Prior to the Supreme Court ruling, TCPA cases were shuttled back and forth between state and federal courts, depending on the state or region in which they were filed. Debt collectors prefer the cases be heard in state courts, because the judges in state courts, often overwhelmed by other cases, view them as a federal issue, since the TCPA is a federal law. When a TCPA case is filed in a state court, it often drags on for an extended period of time until the debtor settles for less than the law allows.

“The debt collection industry wanted the Supreme Court to rule that TCPA cases only be tried in state courts because they do better in state court,” Freedman said. “Ultimately, the industry would like to see the TCPA overturned so that they are free to harass consumers as often as they see fit. Their sole interest is in making a living and they will use any means to do that.”

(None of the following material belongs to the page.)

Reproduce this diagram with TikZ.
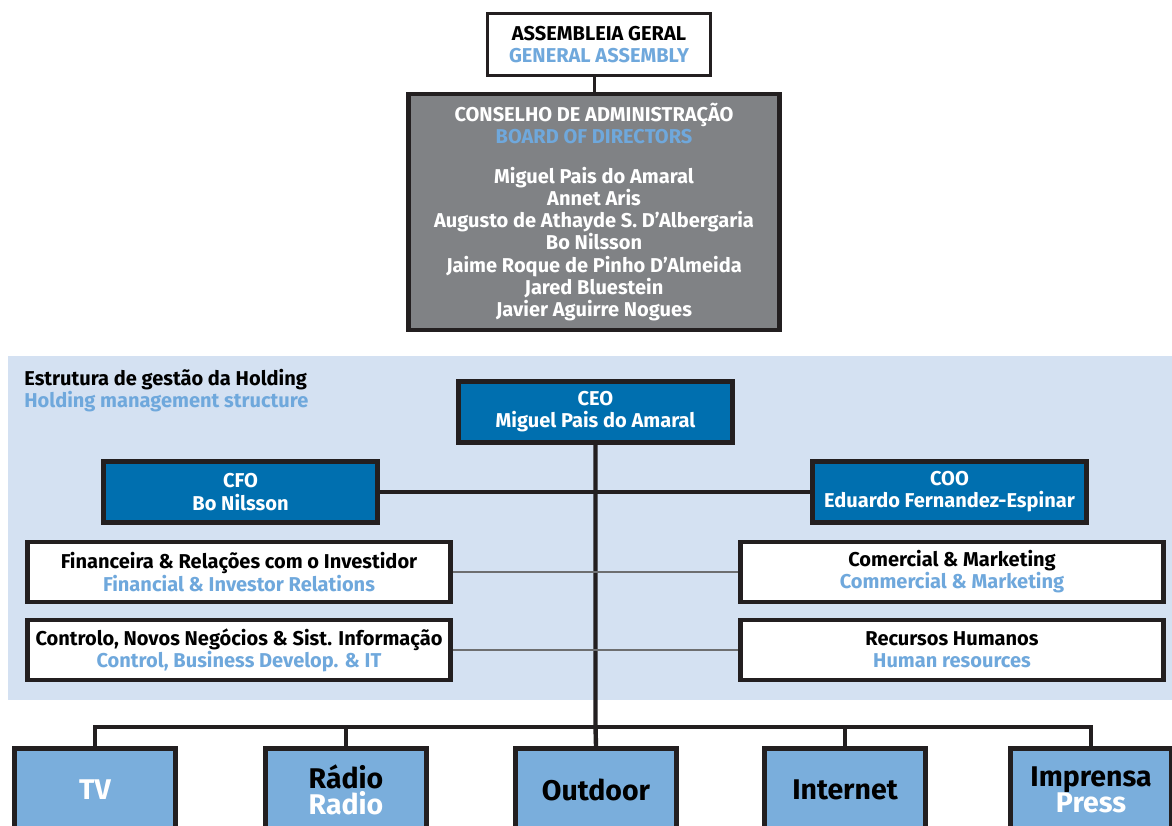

The decision was unanimous among Supreme Court members, with Justice Ruth Bader Ginsburg writing, “Nothing in the text, structure, purpose or legislative history of the TCPA purports to deprive U.S. district courts of the jurisdiction they ordinarily have.”

TCPA lawsuits are often filed in conjunction with Fair Debt Collection Practice Act (FDCPA) suits, where debtors seek retribution for harassment (such as frequent phone calls, calls to family or friends, calls to work phone numbers, and threats of legal actions that are not allowed under the FDCPA) by collectors.